Print the listing in its entirety and exactly, leaving out images.
────────────────────
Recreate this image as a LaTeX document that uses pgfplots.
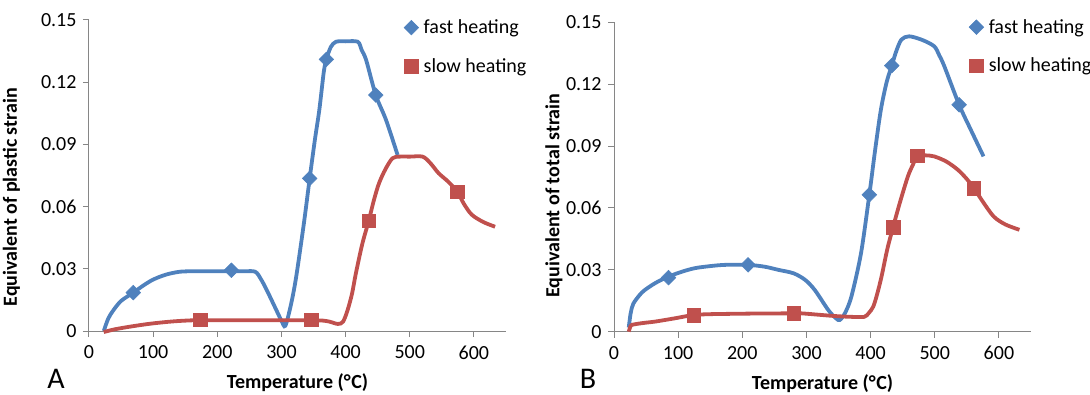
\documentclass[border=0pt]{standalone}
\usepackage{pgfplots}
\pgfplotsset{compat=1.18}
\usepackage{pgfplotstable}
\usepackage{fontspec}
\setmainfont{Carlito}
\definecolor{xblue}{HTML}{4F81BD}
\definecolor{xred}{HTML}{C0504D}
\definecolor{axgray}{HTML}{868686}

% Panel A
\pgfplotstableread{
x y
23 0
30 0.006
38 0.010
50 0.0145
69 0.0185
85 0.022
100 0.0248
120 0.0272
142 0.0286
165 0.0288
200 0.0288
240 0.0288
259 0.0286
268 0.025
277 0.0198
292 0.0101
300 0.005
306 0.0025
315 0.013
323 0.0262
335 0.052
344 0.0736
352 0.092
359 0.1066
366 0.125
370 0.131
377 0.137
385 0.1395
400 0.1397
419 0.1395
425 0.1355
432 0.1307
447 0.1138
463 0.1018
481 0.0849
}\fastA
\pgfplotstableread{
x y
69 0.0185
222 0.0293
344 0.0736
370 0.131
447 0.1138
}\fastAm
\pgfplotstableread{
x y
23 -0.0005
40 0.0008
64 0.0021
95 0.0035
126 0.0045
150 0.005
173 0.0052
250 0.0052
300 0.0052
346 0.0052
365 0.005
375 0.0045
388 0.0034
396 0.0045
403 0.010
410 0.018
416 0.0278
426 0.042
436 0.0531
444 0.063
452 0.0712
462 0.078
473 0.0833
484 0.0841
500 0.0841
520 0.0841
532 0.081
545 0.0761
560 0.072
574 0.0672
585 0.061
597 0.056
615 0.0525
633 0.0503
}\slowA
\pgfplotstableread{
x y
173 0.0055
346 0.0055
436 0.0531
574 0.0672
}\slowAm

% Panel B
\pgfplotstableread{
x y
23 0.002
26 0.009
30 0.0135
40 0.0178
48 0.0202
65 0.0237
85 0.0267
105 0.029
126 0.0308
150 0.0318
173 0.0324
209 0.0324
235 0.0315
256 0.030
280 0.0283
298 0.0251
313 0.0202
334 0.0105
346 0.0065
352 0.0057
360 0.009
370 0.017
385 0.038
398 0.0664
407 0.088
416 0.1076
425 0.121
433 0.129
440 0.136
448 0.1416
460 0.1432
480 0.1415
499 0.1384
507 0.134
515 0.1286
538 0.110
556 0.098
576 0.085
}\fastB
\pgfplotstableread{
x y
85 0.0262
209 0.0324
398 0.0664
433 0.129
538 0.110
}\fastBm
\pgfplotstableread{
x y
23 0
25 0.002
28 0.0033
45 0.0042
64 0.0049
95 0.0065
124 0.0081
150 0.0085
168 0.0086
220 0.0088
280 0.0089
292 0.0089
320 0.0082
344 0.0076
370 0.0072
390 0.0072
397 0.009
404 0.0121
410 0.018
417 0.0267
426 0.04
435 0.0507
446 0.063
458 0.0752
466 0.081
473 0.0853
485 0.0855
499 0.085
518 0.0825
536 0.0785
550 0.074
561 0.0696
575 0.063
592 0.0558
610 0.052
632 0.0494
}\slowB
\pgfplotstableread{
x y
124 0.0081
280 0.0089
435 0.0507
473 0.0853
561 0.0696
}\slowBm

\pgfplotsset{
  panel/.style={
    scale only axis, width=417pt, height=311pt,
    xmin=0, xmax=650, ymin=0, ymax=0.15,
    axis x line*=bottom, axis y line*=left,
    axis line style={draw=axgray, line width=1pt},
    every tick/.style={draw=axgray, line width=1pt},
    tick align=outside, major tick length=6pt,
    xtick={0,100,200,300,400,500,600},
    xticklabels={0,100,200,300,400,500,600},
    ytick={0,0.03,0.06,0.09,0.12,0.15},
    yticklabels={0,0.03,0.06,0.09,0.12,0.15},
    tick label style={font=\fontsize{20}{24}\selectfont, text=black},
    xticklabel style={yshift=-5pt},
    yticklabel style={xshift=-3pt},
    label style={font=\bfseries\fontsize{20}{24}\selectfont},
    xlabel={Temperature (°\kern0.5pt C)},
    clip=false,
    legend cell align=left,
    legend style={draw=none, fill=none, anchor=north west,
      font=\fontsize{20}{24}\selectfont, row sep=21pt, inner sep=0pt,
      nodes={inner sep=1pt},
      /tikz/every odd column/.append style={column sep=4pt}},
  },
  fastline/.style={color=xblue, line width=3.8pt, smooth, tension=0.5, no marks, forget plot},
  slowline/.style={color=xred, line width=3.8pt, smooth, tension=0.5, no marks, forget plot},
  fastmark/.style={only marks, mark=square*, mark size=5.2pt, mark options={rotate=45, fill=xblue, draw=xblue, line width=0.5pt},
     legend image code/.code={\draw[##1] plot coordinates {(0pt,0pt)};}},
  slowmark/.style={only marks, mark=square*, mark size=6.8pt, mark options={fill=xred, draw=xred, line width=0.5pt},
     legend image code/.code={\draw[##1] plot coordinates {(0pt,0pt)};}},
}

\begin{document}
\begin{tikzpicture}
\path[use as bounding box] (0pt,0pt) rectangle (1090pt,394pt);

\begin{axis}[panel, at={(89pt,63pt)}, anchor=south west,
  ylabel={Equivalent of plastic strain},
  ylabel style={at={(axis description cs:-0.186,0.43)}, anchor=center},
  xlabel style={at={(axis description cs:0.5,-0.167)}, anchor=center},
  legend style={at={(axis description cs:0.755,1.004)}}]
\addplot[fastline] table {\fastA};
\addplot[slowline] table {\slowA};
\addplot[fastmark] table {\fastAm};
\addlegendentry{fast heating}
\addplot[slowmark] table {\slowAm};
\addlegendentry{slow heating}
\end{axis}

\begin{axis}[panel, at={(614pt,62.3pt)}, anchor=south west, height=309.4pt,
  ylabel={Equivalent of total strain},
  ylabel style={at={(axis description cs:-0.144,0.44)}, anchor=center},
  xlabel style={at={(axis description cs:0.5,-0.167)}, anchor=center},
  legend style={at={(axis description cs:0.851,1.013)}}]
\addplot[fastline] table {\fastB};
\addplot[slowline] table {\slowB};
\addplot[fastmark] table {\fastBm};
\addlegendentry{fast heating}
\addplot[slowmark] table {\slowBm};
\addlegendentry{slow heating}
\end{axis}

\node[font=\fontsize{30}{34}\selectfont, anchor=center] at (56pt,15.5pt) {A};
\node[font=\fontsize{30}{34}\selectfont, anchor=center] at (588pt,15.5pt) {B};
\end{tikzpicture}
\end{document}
────────────────────
SOLUTION TO THE PROBLEM
Recreate this image as a LaTeX document that uses pgfplots.
\documentclass[border=0pt]{standalone}
\usepackage{pgfplots}
\pgfplotsset{compat=1.18}
\usepackage{pgfplotstable}
\usepackage{fontspec}
\setmainfont{Carlito}
\definecolor{xblue}{HTML}{4F81BD}
\definecolor{xred}{HTML}{C0504D}
\definecolor{axgray}{HTML}{868686}

% Panel A
\pgfplotstableread{
x y
23 0
30 0.006
38 0.010
50 0.0145
69 0.0185
85 0.022
100 0.0248
120 0.0272
142 0.0286
165 0.0288
200 0.0288
240 0.0288
259 0.0286
268 0.025
277 0.0198
292 0.0101
300 0.005
306 0.0025
315 0.013
323 0.0262
335 0.052
344 0.0736
352 0.092
359 0.1066
366 0.125
370 0.131
377 0.137
385 0.1395
400 0.1397
419 0.1395
425 0.1355
432 0.1307
447 0.1138
463 0.1018
481 0.0849
}\fastA
\pgfplotstableread{
x y
69 0.0185
222 0.0293
344 0.0736
370 0.131
447 0.1138
}\fastAm
\pgfplotstableread{
x y
23 -0.0005
40 0.0008
64 0.0021
95 0.0035
126 0.0045
150 0.005
173 0.0052
250 0.0052
300 0.0052
346 0.0052
365 0.005
375 0.0045
388 0.0034
396 0.0045
403 0.010
410 0.018
416 0.0278
426 0.042
436 0.0531
444 0.063
452 0.0712
462 0.078
473 0.0833
484 0.0841
500 0.0841
520 0.0841
532 0.081
545 0.0761
560 0.072
574 0.0672
585 0.061
597 0.056
615 0.0525
633 0.0503
}\slowA
\pgfplotstableread{
x y
173 0.0055
346 0.0055
436 0.0531
574 0.0672
}\slowAm

% Panel B
\pgfplotstableread{
x y
23 0.002
26 0.009
30 0.0135
40 0.0178
48 0.0202
65 0.0237
85 0.0267
105 0.029
126 0.0308
150 0.0318
173 0.0324
209 0.0324
235 0.0315
256 0.030
280 0.0283
298 0.0251
313 0.0202
334 0.0105
346 0.0065
352 0.0057
360 0.009
370 0.017
385 0.038
398 0.0664
407 0.088
416 0.1076
425 0.121
433 0.129
440 0.136
448 0.1416
460 0.1432
480 0.1415
499 0.1384
507 0.134
515 0.1286
538 0.110
556 0.098
576 0.085
}\fastB
\pgfplotstableread{
x y
85 0.0262
209 0.0324
398 0.0664
433 0.129
538 0.110
}\fastBm
\pgfplotstableread{
x y
23 0
25 0.002
28 0.0033
45 0.0042
64 0.0049
95 0.0065
124 0.0081
150 0.0085
168 0.0086
220 0.0088
280 0.0089
292 0.0089
320 0.0082
344 0.0076
370 0.0072
390 0.0072
397 0.009
404 0.0121
410 0.018
417 0.0267
426 0.04
435 0.0507
446 0.063
458 0.0752
466 0.081
473 0.0853
485 0.0855
499 0.085
518 0.0825
536 0.0785
550 0.074
561 0.0696
575 0.063
592 0.0558
610 0.052
632 0.0494
}\slowB
\pgfplotstableread{
x y
124 0.0081
280 0.0089
435 0.0507
473 0.0853
561 0.0696
}\slowBm

\pgfplotsset{
  panel/.style={
    scale only axis, width=417pt, height=311pt,
    xmin=0, xmax=650, ymin=0, ymax=0.15,
    axis x line*=bottom, axis y line*=left,
    axis line style={draw=axgray, line width=1pt},
    every tick/.style={draw=axgray, line width=1pt},
    tick align=outside, major tick length=6pt,
    xtick={0,100,200,300,400,500,600},
    xticklabels={0,100,200,300,400,500,600},
    ytick={0,0.03,0.06,0.09,0.12,0.15},
    yticklabels={0,0.03,0.06,0.09,0.12,0.15},
    tick label style={font=\fontsize{20}{24}\selectfont, text=black},
    xticklabel style={yshift=-5pt},
    yticklabel style={xshift=-3pt},
    label style={font=\bfseries\fontsize{20}{24}\selectfont},
    xlabel={Temperature (°\kern0.5pt C)},
    clip=false,
    legend cell align=left,
    legend style={draw=none, fill=none, anchor=north west,
      font=\fontsize{20}{24}\selectfont, row sep=21pt, inner sep=0pt,
      nodes={inner sep=1pt},
      /tikz/every odd column/.append style={column sep=4pt}},
  },
  fastline/.style={color=xblue, line width=3.8pt, smooth, tension=0.5, no marks, forget plot},
  slowline/.style={color=xred, line width=3.8pt, smooth, tension=0.5, no marks, forget plot},
  fastmark/.style={only marks, mark=square*, mark size=5.2pt, mark options={rotate=45, fill=xblue, draw=xblue, line width=0.5pt},
     legend image code/.code={\draw[##1] plot coordinates {(0pt,0pt)};}},
  slowmark/.style={only marks, mark=square*, mark size=6.8pt, mark options={fill=xred, draw=xred, line width=0.5pt},
     legend image code/.code={\draw[##1] plot coordinates {(0pt,0pt)};}},
}

\begin{document}
\begin{tikzpicture}
\path[use as bounding box] (0pt,0pt) rectangle (1090pt,394pt);

\begin{axis}[panel, at={(89pt,63pt)}, anchor=south west,
  ylabel={Equivalent of plastic strain},
  ylabel style={at={(axis description cs:-0.186,0.43)}, anchor=center},
  xlabel style={at={(axis description cs:0.5,-0.167)}, anchor=center},
  legend style={at={(axis description cs:0.755,1.004)}}]
\addplot[fastline] table {\fastA};
\addplot[slowline] table {\slowA};
\addplot[fastmark] table {\fastAm};
\addlegendentry{fast heating}
\addplot[slowmark] table {\slowAm};
\addlegendentry{slow heating}
\end{axis}

\begin{axis}[panel, at={(614pt,62.3pt)}, anchor=south west, height=309.4pt,
  ylabel={Equivalent of total strain},
  ylabel style={at={(axis description cs:-0.144,0.44)}, anchor=center},
  xlabel style={at={(axis description cs:0.5,-0.167)}, anchor=center},
  legend style={at={(axis description cs:0.851,1.013)}}]
\addplot[fastline] table {\fastB};
\addplot[slowline] table {\slowB};
\addplot[fastmark] table {\fastBm};
\addlegendentry{fast heating}
\addplot[slowmark] table {\slowBm};
\addlegendentry{slow heating}
\end{axis}

\node[font=\fontsize{30}{34}\selectfont, anchor=center] at (56pt,15.5pt) {A};
\node[font=\fontsize{30}{34}\selectfont, anchor=center] at (588pt,15.5pt) {B};
\end{tikzpicture}
\end{document}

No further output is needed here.